» Written exercise
Leave out the pictures, and retype only the lines from the beginning of the material through the line that contains "-124, -116, -112, -95, -209, -176, -225]", including both.

» Data lines

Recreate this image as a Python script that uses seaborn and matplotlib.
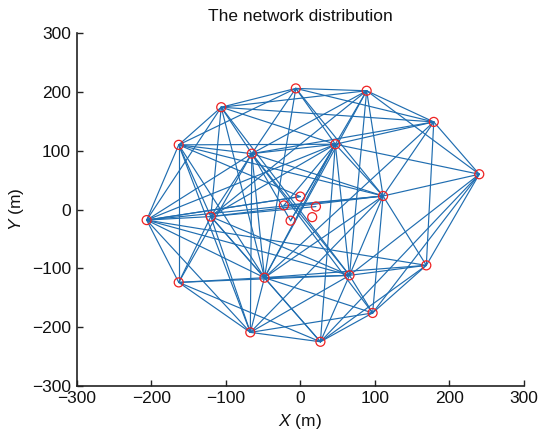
import matplotlib
matplotlib.use("Agg")
import matplotlib.pyplot as plt
import seaborn as sns
import pandas as pd

# Node coordinates (m)
node_x = [-6, 89, -106, 179, -163, -65, 47, 240, -206, -120, 111,
          0, -22, 21, -13, 16,
          -163, -48, 66, 169, -67, 97, 27]
node_y = [206, 202, 174, 149, 110, 95, 111, 60, -18, -12, 23,
          22, 7, 5, -19, -13,
          -124, -116, -112, -95, -209, -176, -225]

# Communication links between nodes (index pairs)
link_a = [0, 0, 0, 0, 0, 0, 0, 0,
          1, 1, 1, 1, 1, 1, 1, 1, 1,
          2, 2, 2, 2, 2, 2, 2, 2,
          3, 3, 3, 3, 3, 3,
          4, 4, 4, 4, 4, 4, 4, 4, 4,
          5, 5, 5, 5, 5, 5, 5, 5, 5, 5,
          6, 6, 6, 6, 6, 6, 6, 6, 6,
          7, 7, 7, 7, 7,
          8, 8, 8, 8, 8, 8, 8, 8,
          9, 9, 9, 9, 9, 9,
          10, 10, 10, 10, 10,
          16, 16, 16, 16,
          17, 17, 17, 17, 17,
          18, 18, 18, 18,
          19, 19,
          20, 20,
          21,
          11, 14, 12, 13]
link_b = [1, 2, 3, 5, 6, 4, 10, 17,
          2, 3, 5, 6, 7, 10, 18, 17, 9,
          4, 5, 6, 8, 9, 17, 3, 18,
          6, 7, 10, 19, 5, 17,
          5, 6, 8, 9, 16, 17, 20, 11, 10,
          6, 8, 9, 10, 16, 17, 20, 14, 18, 21,
          7, 10, 17, 18, 14, 12, 22, 8, 9,
          10, 18, 19, 21, 22,
          9, 10, 16, 17, 20, 19, 11, 18,
          10, 16, 17, 20, 18, 22,
          18, 19, 17, 21, 20,
          17, 20, 22, 18,
          18, 20, 22, 19, 21,
          19, 21, 22, 20,
          21, 22,
          21, 22,
          22,
          8, 6, 10, 9]

edges = pd.DataFrame({
    "link": [i for i in range(len(link_a)) for _ in (0, 1)],
    "x": [node_x[n] for a, b in zip(link_a, link_b) for n in (a, b)],
    "y": [node_y[n] for a, b in zip(link_a, link_b) for n in (a, b)],
})
nodes = pd.DataFrame({"x": node_x, "y": node_y})

sns.set_theme(style="ticks")
plt.rcParams["font.family"] = ["Liberation Sans", "DejaVu Sans"]
plt.rcParams["mathtext.fontset"] = "custom"
plt.rcParams["mathtext.it"] = "Liberation Sans:italic"
plt.rcParams["mathtext.rm"] = "Liberation Sans"
plt.rcParams["xtick.direction"] = "in"
plt.rcParams["ytick.direction"] = "in"

fig = plt.figure(figsize=(5.43, 4.42), dpi=100)
ax = fig.add_axes([0.141, 0.127, 0.824, 0.798])

sns.lineplot(data=edges, x="x", y="y", units="link", estimator=None, sort=False,
             color="#1f6db0", linewidth=0.85, ax=ax, legend=False)
sns.scatterplot(data=nodes, x="x", y="y", ax=ax, marker="o", s=42,
                facecolor="none", edgecolor="#ee2222", linewidth=0.9,
                zorder=5, legend=False)

ax.set_xlim(-300, 300)
ax.set_ylim(-300, 300)
ax.set_xticks(range(-300, 301, 100))
ax.set_yticks(range(-300, 301, 100))
ax.tick_params(labelsize=12.5, length=4, width=1.0, color="#222222",
               labelcolor="#111111", pad=4)
for s in ("left", "bottom"):
    ax.spines[s].set_linewidth(1.2)
    ax.spines[s].set_color("#222222")
sns.despine(ax=ax)

ax.set_title("The network distribution", fontsize=12.5, pad=9, color="#111111")
ax.set_xlabel("$X$ (m)", fontsize=12.5, labelpad=4, color="#111111")
ax.set_ylabel("$Y$ (m)", fontsize=12.5, labelpad=4, color="#111111")

fig.savefig("out.png", dpi=100)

» Response for this exercise
Recreate this image as a Python script that uses seaborn and matplotlib.
import matplotlib
matplotlib.use("Agg")
import matplotlib.pyplot as plt
import seaborn as sns
import pandas as pd

# Node coordinates (m)
node_x = [-6, 89, -106, 179, -163, -65, 47, 240, -206, -120, 111,
          0, -22, 21, -13, 16,
          -163, -48, 66, 169, -67, 97, 27]
node_y = [206, 202, 174, 149, 110, 95, 111, 60, -18, -12, 23,
          22, 7, 5, -19, -13,
          -124, -116, -112, -95, -209, -176, -225]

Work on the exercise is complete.